Issues of representation complicate recent forum meeting
Author unknown
It was good to see Kris Anderson’s report from the Forum meeting from February 18 in last week’s issue. It provided a chance for the rest of the student population, who do not regularly attend Forum meetings, to see some of what goes on in those chambers.
I am a geography student and I knew beforehand the issues that were being dealt with in that Forum meeting because my Geography Forum representative took the time to outline the issues over e-mail and then again in our weekly Geography Students Union meeting. As far as I know, Forum members are “student representatives”; the spokespeople for their departments. Two weeks ago in Forum, all members were required to vote whether new changes to the SFSS constitution should be put to a referendum in which all students could then vote on in the upcoming elections. It was not a vote to amend the constitution then and there, but merely a vote accepting the amendments as worded, so that the student population could then vote to accept or reject the proposed amendments.

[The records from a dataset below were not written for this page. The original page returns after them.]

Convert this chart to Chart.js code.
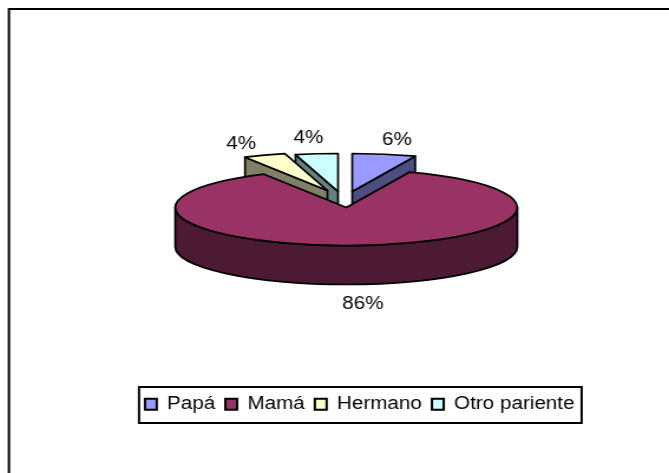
<!DOCTYPE html>
<html>
<head>
<meta charset="utf-8">
<title>Pie</title>
<script src="https://cdn.jsdelivr.net/npm/chart.js@4"></script>
<style>
  html, body { margin: 0; padding: 0; background: #fff; overflow: hidden; }
  #chart { display: block; width: 669px; height: 473px; }
</style>
</head>
<body>
<!-- the reference is stretched sideways, so the canvas is drawn narrow and widened by css -->
<canvas id="chart" width="567" height="473" style="width:669px;height:473px"></canvas>
<script>
const categories = ['Papá', 'Mamá', 'Hermano', 'Otro pariente'];
const shares = [6, 86, 4, 4];
const topColors = ['#9999FF', '#993366', '#FFFFCC', '#CCFFFF'];
const sideColors = ['#4D4D80', '#4D1A33', '#808066', '#668080'];

// pie look, in canvas px
const SQUASH = 0.262;
const DEPTH = 39;
const drawOrder = [3, 2, 0, 1]; // back to front
const explode = [[5, -16], [0, 0], [-16, -17], [-7, -16]];
const labelOffsets = [[43, -67.5], [14, 97], [-89, -63], [-32, -69]];

const INK = '#000';
const FONT_SIZE = 17.5;
const FONT = FONT_SIZE + 'px "Liberation Sans", Arial, sans-serif';

function drawSlice(ctx, arc, i) {
  const rx = arc.outerRadius;
  const ry = rx * SQUASH;
  const cx = arc.x + explode[i][0];
  const cy = arc.y + explode[i][1];
  const start = arc.startAngle;
  const end = arc.endAngle;

  ctx.lineWidth = 1.7;
  ctx.lineJoin = 'round';
  ctx.strokeStyle = INK;

  // radial faces that look towards the viewer
  ctx.fillStyle = sideColors[i];
  [[start, -Math.cos(start)], [end, Math.cos(end)]].forEach(([a, facing]) => {
    if (facing <= 0.001) return;
    const px = cx + Math.cos(a) * rx;
    const py = cy + Math.sin(a) * ry;
    ctx.beginPath();
    ctx.moveTo(cx, cy);
    ctx.lineTo(px, py);
    ctx.lineTo(px, py + DEPTH);
    ctx.lineTo(cx, cy + DEPTH);
    ctx.closePath();
    ctx.fill();
    ctx.stroke();
  });

  // outer wall, only the front half of the ellipse shows
  const a0 = Math.max(start, 0);
  const a1 = Math.min(end, Math.PI);
  if (a1 > a0) {
    ctx.beginPath();
    ctx.ellipse(cx, cy, rx, ry, 0, a0, a1);
    ctx.lineTo(cx + Math.cos(a1) * rx, cy + Math.sin(a1) * ry + DEPTH);
    ctx.ellipse(cx, cy + DEPTH, rx, ry, 0, a1, a0, true);
    ctx.closePath();
    ctx.fill();
    ctx.stroke();
  }

  // top face
  ctx.fillStyle = topColors[i];
  ctx.beginPath();
  ctx.moveTo(cx, cy);
  ctx.ellipse(cx, cy, rx, ry, 0, start, end);
  ctx.closePath();
  ctx.fill();
  ctx.stroke();
}

const pie3d = {
  id: 'pie3d',
  beforeDraw(chart) {
    // outer frame, open on the right and at the bottom
    const { ctx, width, height } = chart;
    ctx.save();
    ctx.strokeStyle = INK;
    ctx.lineWidth = 2;
    ctx.beginPath();
    ctx.moveTo(7.6, height);
    ctx.lineTo(7.6, 9);
    ctx.lineTo(width, 9);
    ctx.stroke();
    ctx.restore();
  },
  afterLayout(chart) {
    // legend sits a bit right of the pie
    chart.legend.left += 11.4;
    chart.legend.right += 11.4;
    chart.legend.legendHitBoxes.forEach(box => { box.left += 11.4; });
  },
  beforeDatasetsDraw(chart) {
    const { ctx } = chart;
    const arcs = chart.getDatasetMeta(0).data;
    ctx.save();
    drawOrder.forEach(i => drawSlice(ctx, arcs[i], i));

    // percent labels
    const total = shares.reduce((a, b) => a + b, 0);
    ctx.fillStyle = INK;
    ctx.font = FONT;
    ctx.textAlign = 'center';
    ctx.textBaseline = 'middle';
    arcs.forEach((arc, i) => {
      const pct = Math.round(shares[i] / total * 100) + '%';
      ctx.fillText(pct, arc.x + labelOffsets[i][0], arc.y + labelOffsets[i][1]);
    });
    ctx.restore();
    return false;
  },
  afterDraw(chart) {
    // box round the legend
    const { ctx, legend } = chart;
    const boxes = legend.legendHitBoxes;
    const last = boxes[boxes.length - 1];
    const left = boxes[0].left - 5;
    const right = last.left + last.width + 6;
    ctx.save();
    ctx.strokeStyle = INK;
    ctx.lineWidth = 2;
    ctx.strokeRect(left, legend.top, right - left, legend.bottom - legend.top);
    ctx.restore();
  }
};

new Chart(document.getElementById('chart'), {
  type: 'pie',
  data: {
    labels: categories,
    datasets: [{
      data: shares,
      backgroundColor: topColors,
      borderColor: INK,
      borderWidth: 2
    }]
  },
  options: {
    responsive: false,
    devicePixelRatio: 1,
    animation: false,
    events: [],
    radius: 145,
    layout: { padding: { left: 20, top: 28, bottom: 50 } },
    plugins: {
      tooltip: { enabled: false },
      legend: {
        position: 'bottom',
        labels: {
          color: INK,
          boxWidth: 10,
          boxHeight: 11,
          padding: 8.5,
          font: { family: '"Liberation Sans", Arial, sans-serif', size: FONT_SIZE }
        }
      }
    }
  },
  plugins: [pie3d]
});
</script>
</body>
</html>
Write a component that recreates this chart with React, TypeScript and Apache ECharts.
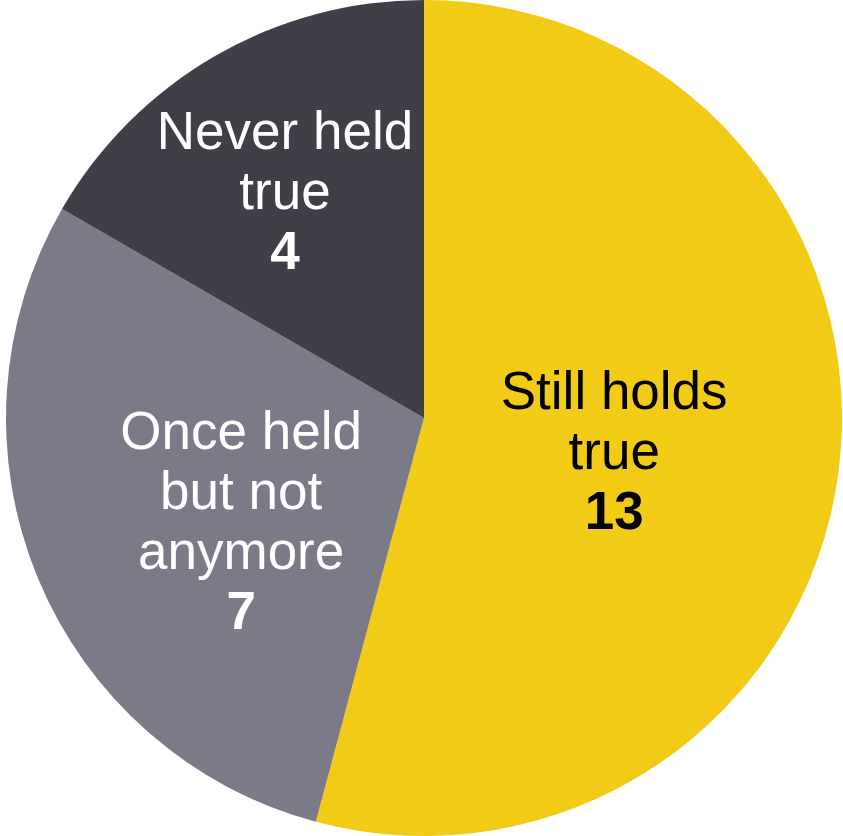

The Canadian Studies representative, Jonathan Frate, voted against this motion; he voted against allowing the students that he is a representative for, to have their own vote on the referendum question. Jonathan seemed to have a problem with the wording and content of the amendments entrenching the Women’s Centre, Out on Campus and the Graduate Student Constituency within the constitution stating that the centres do not represent everyone. Unfortunately Jonathan, you haven’t seemed to notice that you too do not represent everyone, so why would you vote against this motion, and thus effectively shut “everyone” out of the decision making process? It is not up to you to decide whether these amendments should pass, it is up to the whole student body.